2) However, the members are not dropped, since the assumption is they either exist or will exist in the SBH namespace in the future.

cjmyers commented 5 years ago

I would like to capture our discussion on this issue here with the options that we discussed.

Option 1: Create a landing page after submission that reports the numbers of objects uploaded and lists objects that are dropped. Include a link to the collection page to continue to.

Pros: eliminates silent drops.
Cons: still drops objects and requires an extra click to get to the collection.

Option 2: Check existence of objects that are in SynBioHub namespaces. If they exist and are equal to the ones being submitted, drop them from the submission. If they do not exist or are not equal, then include them in the submission. This means that updates of objects from different namespaces or collections become new objects in this private collection. If the object is in this collection, then the previous one is overwritten, if overwrite is selected, and an error is reported, if not.

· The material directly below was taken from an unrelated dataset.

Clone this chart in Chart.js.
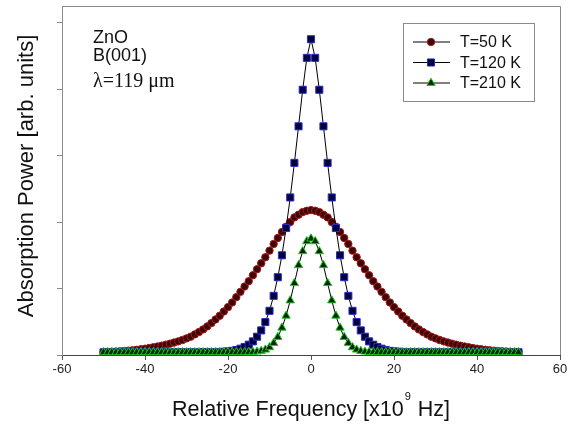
<!DOCTYPE html>
<html>
<head>
<meta charset="utf-8">
<script src="https://cdn.jsdelivr.net/npm/chart.js@4.4.1/dist/chart.umd.min.js"></script>
<style>
  html, body { margin: 0; padding: 0; background: #fff; }
  #wrap { width: 578px; height: 430px; }
</style>
</head>
<body>
<div id="wrap"><canvas id="chart" width="578" height="430"></canvas></div>
<script>
// relative frequency, x10^9 Hz
const freq = [
  -50, -49, -48, -47, -46, -45, -44, -43, -42, -41,
  -40, -39, -38, -37, -36, -35, -34, -33, -32, -31,
  -30, -29, -28, -27, -26, -25, -24, -23, -22, -21,
  -20, -19, -18, -17, -16, -15, -14, -13, -12, -11,
  -10, -9, -8, -7, -6, -5, -4, -3, -2, -1,
  0,
  1, 2, 3, 4, 5, 6, 7, 8, 9, 10,
  11, 12, 13, 14, 15, 16, 17, 18, 19, 20,
  21, 22, 23, 24, 25, 26, 27, 28, 29, 30,
  31, 32, 33, 34, 35, 36, 37, 38, 39, 40,
  41, 42, 43, 44, 45, 46, 47, 48, 49, 50
]

// absorption power (arb. units)
const t50 = [
  0.044, 0.046, 0.049, 0.052, 0.056, 0.06, 0.065, 0.071, 0.078, 0.086,
  0.095, 0.105, 0.116, 0.128, 0.14, 0.155, 0.17, 0.187, 0.205, 0.225,
  0.25, 0.275, 0.31, 0.345, 0.385, 0.43, 0.48, 0.535, 0.59, 0.655,
  0.72, 0.79, 0.87, 0.95, 1.03, 1.11, 1.20, 1.29, 1.38, 1.47,
  1.57, 1.67, 1.76, 1.85, 1.93, 2.00, 2.07, 2.11, 2.15, 2.17,
  2.18,
  2.17, 2.15, 2.11, 2.07, 2.00, 1.93, 1.85, 1.76, 1.67, 1.57,
  1.47, 1.38, 1.29, 1.20, 1.11, 1.03, 0.95, 0.87, 0.79, 0.72,
  0.655, 0.59, 0.535, 0.48, 0.43, 0.385, 0.345, 0.31, 0.275, 0.25,
  0.225, 0.205, 0.187, 0.17, 0.155, 0.14, 0.128, 0.116, 0.105, 0.095,
  0.086, 0.078, 0.071, 0.065, 0.06, 0.056, 0.052, 0.049, 0.046, 0.044
]

const t120 = [
  0.04, 0.04, 0.04, 0.04, 0.04, 0.04, 0.04, 0.04, 0.04, 0.04,
  0.04, 0.04, 0.04, 0.04, 0.04, 0.04, 0.04, 0.04, 0.04, 0.04,
  0.04, 0.04, 0.04, 0.041, 0.041, 0.042, 0.043, 0.044, 0.046, 0.049,
  0.054, 0.062, 0.075, 0.095, 0.12, 0.155, 0.205, 0.275, 0.37, 0.495,
  0.665, 0.89, 1.17, 1.50, 1.91, 2.37, 2.89, 3.44, 3.99, 4.47,
  4.75,
  4.47, 3.99, 3.44, 2.89, 2.37, 1.91, 1.50, 1.17, 0.89, 0.665,
  0.495, 0.37, 0.275, 0.205, 0.155, 0.12, 0.095, 0.075, 0.062, 0.054,
  0.049, 0.046, 0.044, 0.043, 0.042, 0.041, 0.041, 0.04, 0.04, 0.04,
  0.04, 0.04, 0.04, 0.04, 0.04, 0.04, 0.04, 0.04, 0.04, 0.04,
  0.04, 0.04, 0.04, 0.04, 0.04, 0.04, 0.04, 0.04, 0.04, 0.04
]

const t210 = [
  0.04, 0.04, 0.04, 0.04, 0.04, 0.04, 0.04, 0.04, 0.04, 0.04,
  0.04, 0.04, 0.04, 0.04, 0.04, 0.04, 0.04, 0.04, 0.04, 0.04,
  0.04, 0.04, 0.04, 0.04, 0.04, 0.04, 0.04, 0.04, 0.04, 0.04,
  0.04, 0.04, 0.04, 0.04, 0.041, 0.042, 0.045, 0.05, 0.06, 0.08,
  0.115, 0.18, 0.27, 0.41, 0.59, 0.82, 1.08, 1.35, 1.56, 1.71,
  1.75,
  1.71, 1.56, 1.35, 1.08, 0.82, 0.59, 0.41, 0.27, 0.18, 0.115,
  0.08, 0.06, 0.05, 0.045, 0.042, 0.041, 0.04, 0.04, 0.04, 0.04,
  0.04, 0.04, 0.04, 0.04, 0.04, 0.04, 0.04, 0.04, 0.04, 0.04,
  0.04, 0.04, 0.04, 0.04, 0.04, 0.04, 0.04, 0.04, 0.04, 0.04,
  0.04, 0.04, 0.04, 0.04, 0.04, 0.04, 0.04, 0.04, 0.04, 0.04
]

const seriesLabels = ['T=50 K', 'T=120 K', 'T=210 K']
const noteLines = ['ZnO', 'B(001)', 'λ=119 μm']

const FONT = "Arial, 'Liberation Sans', sans-serif"

function toPoints(values){
    return values.map((v, i) => ({x: freq[i], y: v}))
}

const styles = [
    {pointStyle: 'circle', radius: 3.7, fill: '#3e0606', edge: '#a81818', order: 3},
    {pointStyle: 'rect', radius: 5, fill: '#00003c', edge: '#2a2ac8', order: 2},
    {pointStyle: 'triangle', radius: 4.8, fill: '#002800', edge: '#1ec81e', order: 1}
]

const datasets = [t50, t120, t210].map(function(values, i){
    const s = styles[i]
    return {
        label: seriesLabels[i],
        data: toPoints(values),
        borderColor: '#000',
        borderWidth: 1,
        pointStyle: s.pointStyle,
        pointRadius: s.radius,
        pointBackgroundColor: s.fill,
        pointBorderColor: s.edge,
        pointBorderWidth: 1,
        tension: 0,
        order: s.order
    }
})

/* text, legend box and frame drawn on top */
const overlay = {
    id: 'overlay',
    afterDraw(chart){
        const ctx = chart.ctx
        const a = chart.chartArea
        ctx.save()

        // top and right frame
        ctx.strokeStyle = '#8a8a8a'
        ctx.lineWidth = 1
        ctx.beginPath()
        ctx.moveTo(a.left, a.top + 0.5)
        ctx.lineTo(a.right + 0.5, a.top + 0.5)
        ctx.lineTo(a.right + 0.5, a.bottom)
        ctx.stroke()

        // legend box
        ctx.fillStyle = '#fff'
        ctx.fillRect(403, 23, 131, 78)
        ctx.strokeStyle = '#8a8a8a'
        ctx.strokeRect(403.5, 23.5, 131, 78)
        const rowY = [42, 62.5, 83]
        seriesLabels.forEach(function(label, i){
            const s = styles[i]
            ctx.strokeStyle = '#000'
            ctx.lineWidth = 1
            ctx.beginPath()
            ctx.moveTo(413, rowY[i])
            ctx.lineTo(450, rowY[i])
            ctx.stroke()
            ctx.fillStyle = s.fill
            ctx.strokeStyle = s.edge
            Chart.helpers.drawPoint(ctx, {pointStyle: s.pointStyle, radius: s.radius, rotation: 0, borderWidth: 1}, 431, rowY[i])
            ctx.fillStyle = '#111'
            ctx.font = '16px ' + FONT
            ctx.textBaseline = 'middle'
            ctx.textAlign = 'left'
            ctx.fillText(label, 460, rowY[i] + 1)
        })

        // sample notes
        ctx.fillStyle = '#111'
        ctx.textBaseline = 'middle'
        ctx.textAlign = 'left'
        ctx.font = '18px ' + FONT
        ctx.fillText(noteLines[0], 93, 38)
        ctx.fillText(noteLines[1], 93, 56)
        ctx.font = "20px 'Liberation Serif', 'Times New Roman', serif"
        ctx.fillText(noteLines[2], 93, 82)

        // y title
        ctx.font = '22px ' + FONT
        ctx.fillStyle = '#111'
        ctx.save()
        ctx.translate(27, 176)
        ctx.rotate(-Math.PI / 2)
        ctx.textAlign = 'center'
        ctx.fillText('Absorption Power [arb. units]', 0, 0)
        ctx.restore()

        // x title with superscript
        const partA = 'Relative Frequency [x10'
        const sup = '9'
        const partB = ' Hz]'
        ctx.font = '21.5px ' + FONT
        const wA = ctx.measureText(partA).width
        const wB = ctx.measureText(partB).width
        ctx.font = '11px ' + FONT
        const wS = ctx.measureText(sup).width + 2
        const total = wA + wS + wB
        let x = 311 - total / 2
        const y = 410
        ctx.textAlign = 'left'
        ctx.font = '21.5px ' + FONT
        ctx.fillText(partA, x, y)
        ctx.font = '11px ' + FONT
        ctx.fillText(sup, x + wA + 1, y - 13)
        ctx.font = '21.5px ' + FONT
        ctx.fillText(partB, x + wA + wS, y)

        ctx.restore()
    }
}

const ctx = document.getElementById('chart').getContext('2d')
const chart = new Chart(ctx, {
    type: 'line',
    data: { datasets: datasets },
    options: {
        responsive: false,
        animation: false,
        layout: { padding: { top: 5, right: 18, left: 0, bottom: 0 } },
        plugins: {
            legend: { display: false },
            tooltip: { enabled: false }
        },
        scales: {
            x: {
                type: 'linear',
                min: -60,
                max: 60,
                ticks: {
                    stepSize: 20,
                    color: '#222',
                    font: { family: FONT, size: 13 },
                    padding: 2,
                    maxRotation: 0
                },
                grid: {
                    drawOnChartArea: false,
                    drawTicks: true,
                    tickLength: 5,
                    color: '#555'
                },
                border: { color: '#444', width: 1 },
                afterFit(scale){ scale.height = 75 }
            },
            y: {
                type: 'linear',
                min: 0,
                max: 5.25,
                ticks: {
                    stepSize: 1,
                    includeBounds: false,
                    display: false
                },
                grid: {
                    drawOnChartArea: false,
                    drawTicks: true,
                    tickLength: 5,
                    color: '#888'
                },
                border: { color: '#8a8a8a', width: 1 },
                afterFit(scale){ scale.width = 62 }
            }
        }
    },
    plugins: [overlay]
})
</script>
</body>
</html>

Pros: eliminates silent drops and allows the user to work on objects downloaded from SBH without updating the namespace into one of their own.
Cons: allows users to work in SBH namespaces without updating the namespace into one of their own (not good URI practice). Also, fetching and comparing each object within SBH namespaces may add some latency to submission, especially for big collections that include a lot of unchanged SBH objects.

jakebeal commented 5 years ago

I think that option 2 is the better way to go, since it actually eliminates the drops.

I also think this is an important point for starting a transition toward a more principled way of handling differences, permissions, and versions. Right now, our practices tend to confuse together the question of "what is an object" with "where is the object found" --- an issue that's unsurprising given that we're working with URIs. I think we should consider this question not just from the perspective of SynBioHub but more generally in terms of SBOL documents or, more broadly, SBOL knowledge representations.

Consider that every collection of SBOL objects may be viewed as a knowledge representation. One can subset portions of it, refer to portions stored elsewhere, or even modify it. But what is our model of how two such collections relate? Different repository architectures have different models, but one of the most fundamental questions is this: is the relationship symmetric or asymmetric? For example, SVN has an asymmetric model: there is a "master" source, and one can extract and manipulate fragments of it, but they are always defined in reference to that master. On the other hand, git has a symmetric model: two copies of a repository are equals, and patches can move between them in any order.

So I would suggest considering the following highly constrained question, whose answer implies much: if I copy an SBOL document from my laptop to Nic's laptop, should the copy be considered a fork or a cache?

cjmyers commented 5 years ago

I don’t think it is quite like that. The URI does not need to be dereferenable, but it does need to be unique. The idea of restricting the use of a namespace is to ensure uniqueness by requiring that a user of SBOL only mint URIs in a namespace they own.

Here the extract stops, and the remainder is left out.